How to keep up with Language Dynamics?


Cristina Mota


  • 15:00, December 14, 2007
  • INESC-ID's Room 336 (Alves Redol)



Any information extraction system or system component, in particular named entity taggers, based on machine learning techniques needs data for the training stage, either labeled or not.

The data used to train and test the system are normally compatible in terms of some text parameter. For instance, testing the system with a language, genre or topic it was not trained for, not surprisingly, will result in poor performance. What if the time frame is different? Do texts present significant changes over time that will affect the system performance? Will the system thus become obsolete, i.e., will the performance decrease over time? In order to investigate this issue, we followed two complementary directions: one focusing on the analysis of the corpus; the other concentrating on the assessment of named entity tagger performance.

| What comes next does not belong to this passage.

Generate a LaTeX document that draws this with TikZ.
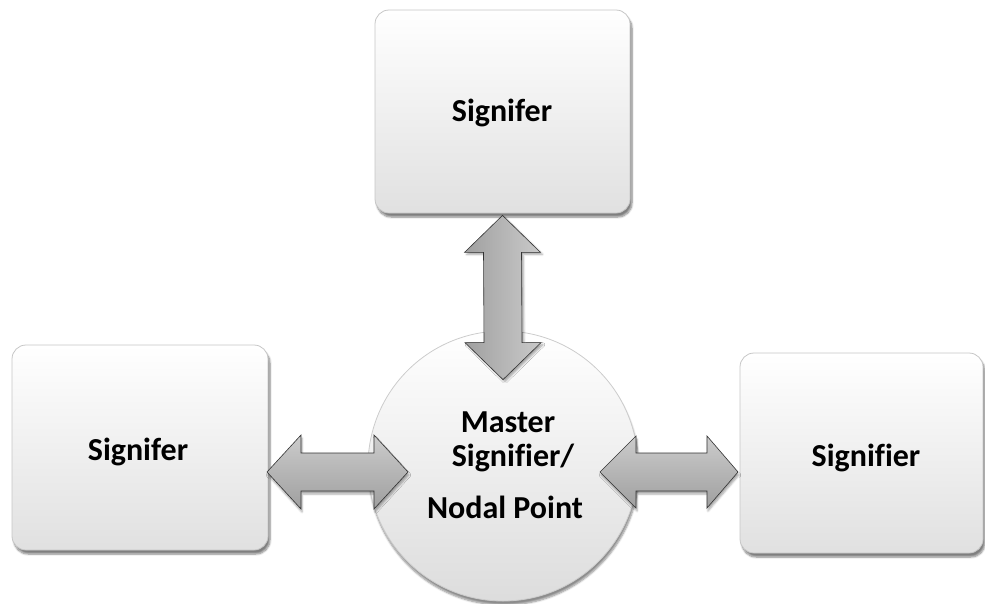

Our preliminary experiments with the corpus show that (i) the similarity between two texts decreases as the time gap between them increases, being more significant for some topics; (ii) in some cases, the texts over time become as different as two different topics (iii) the name overlap between two texts also decays as the texts become temporally more distant, the decay being more evident for some name categories. Regarding the system performance, we assessed the performance of an unsupervised named entity tagger based on co- training; the algorithm needs a small set of seeds and a set of unlabeled examples to bootstrap.

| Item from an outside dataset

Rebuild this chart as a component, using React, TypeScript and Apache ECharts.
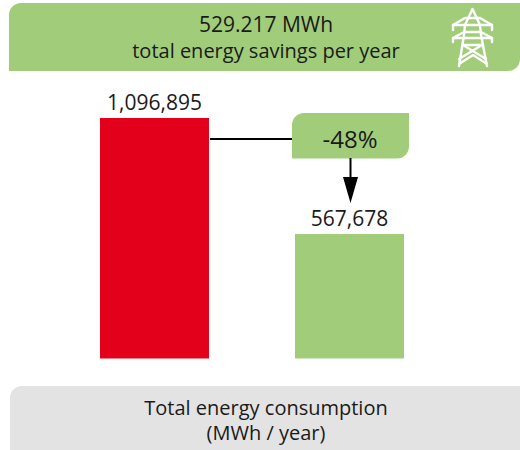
import React, { useEffect, useRef } from "react";
import * as echarts from "echarts";

const categories = ["Before", "After"];
const consumption = [1096895, 567678];
const barColors = ["#E2001A", "#A1CD7A"];
const savingsText = ["529.217 MWh", "total energy savings per year"];
const axisText = ["Total energy consumption", "(MWh / year)"];
const changeText = "-48%";
const FONT = "'Open Sans', sans-serif";
const GREEN = "#A1CD7A";
const GREY = "#E3E3E3";
const INK = "#1a1a1a";

const label = (text: string, x: number, y: number, size = 20) => ({
  type: "text" as const,
  x,
  y,
  z: 10,
  style: { text, fontFamily: FONT, fontSize: size, fill: INK, align: "center", verticalAlign: "middle" },
});

const stroke = (points: number[][]) => ({
  type: "polyline" as const,
  shape: { points },
  style: { stroke: "#fff", lineWidth: 2.4, fill: "none", lineJoin: "round", lineCap: "round" },
});

export default function App() {
  const ref = useRef<HTMLDivElement>(null);
  useEffect(() => {
    document.body.style.margin = "0";
    const chart = echarts.init(ref.current!, null, { renderer: "svg" });
    chart.setOption({
      animation: false,
      backgroundColor: "#fff",
      grid: { left: 57, width: 390, top: 118, height: 240.5 },
      xAxis: { type: "category", data: categories, show: false },
      yAxis: { type: "value", min: 0, max: consumption[0], show: false },
      series: [
        {
          type: "bar",
          barWidth: 109,
          data: consumption.map((value, i) => ({ value, itemStyle: { color: barColors[i] } })),
          label: {
            show: true,
            position: "top",
            distance: 6,
            fontFamily: FONT,
            fontSize: 21,
            color: INK,
            formatter: (p: any) => p.value.toLocaleString("en-US"),
          },
        },
      ],
      graphic: [
        { type: "rect", shape: { x: 9, y: 3, width: 511, height: 68, r: [12, 0, 12, 0] }, style: { fill: GREEN } },
        label(savingsText[0], 266, 24, 21),
        label(savingsText[1], 266, 50),
        {
          type: "group",
          children: [
            stroke([[459, 66], [464, 35], [465, 25], [472.5, 9], [480, 25], [481, 35], [487, 66]]),
            stroke([[453, 30], [453, 25], [465, 18], [480, 18], [492, 25], [492, 30]]),
            stroke([[453, 25], [492, 25]]),
            stroke([[453, 42], [453, 38], [464, 32], [481, 32], [492, 38], [492, 42]]),
            stroke([[453, 38], [492, 38]]),
            stroke([[463, 45], [482, 45]]),
            stroke([[463, 45], [486, 59]]),
            stroke([[482, 45], [459, 59]]),
            stroke([[459, 64], [473, 55], [487, 64]]),
          ],
        },
        { type: "line", shape: { x1: 210, y1: 139, x2: 292, y2: 139 }, style: { stroke: "#000", lineWidth: 2 } },
        { type: "rect", shape: { x: 292, y: 113, width: 117, height: 45.5, r: [12, 0, 12, 0] }, style: { fill: GREEN } },
        label(changeText, 350, 138, 24),
        { type: "line", shape: { x1: 350.5, y1: 158, x2: 350.5, y2: 180 }, style: { stroke: "#000", lineWidth: 2 } },
        { type: "polygon", shape: { points: [[343, 177], [358, 177], [350.5, 203]] }, style: { fill: "#000" } },
        { type: "rect", shape: { x: 10, y: 386, width: 510, height: 64, r: [12, 0, 0, 0] }, style: { fill: GREY } },
        label(axisText[0], 266, 407),
        label(axisText[1], 266, 432),
      ],
    });
    return () => chart.dispose();
  }, []);
  return <div ref={ref} style={{ width: 520, height: 450 }} />;
}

Our preliminary experiments with the tagger show that (i) the performance of the NER tagger decreases as the time gap between the training data (seeds and unlabeled data) and the test corpus increases; (ii) using the same seeds as in the previous experiment, the decrease is attenuated if a fraction of the unlabeled data is replaced by data within the time frame of the test set; (iii) the latter performance is comparable to the performance of the tagger trained with data exclusively within the time frame of the test set. This last result suggests that we may not need new labeled data; using new unlabeled data could suffice to prevent the performance decay over time. Given these preliminary results, our main contributions are (i) giving empirical evidence that the text time frame affects the performance of named entity recognition; (ii) proposing a methodology to avoid performance decay due to time.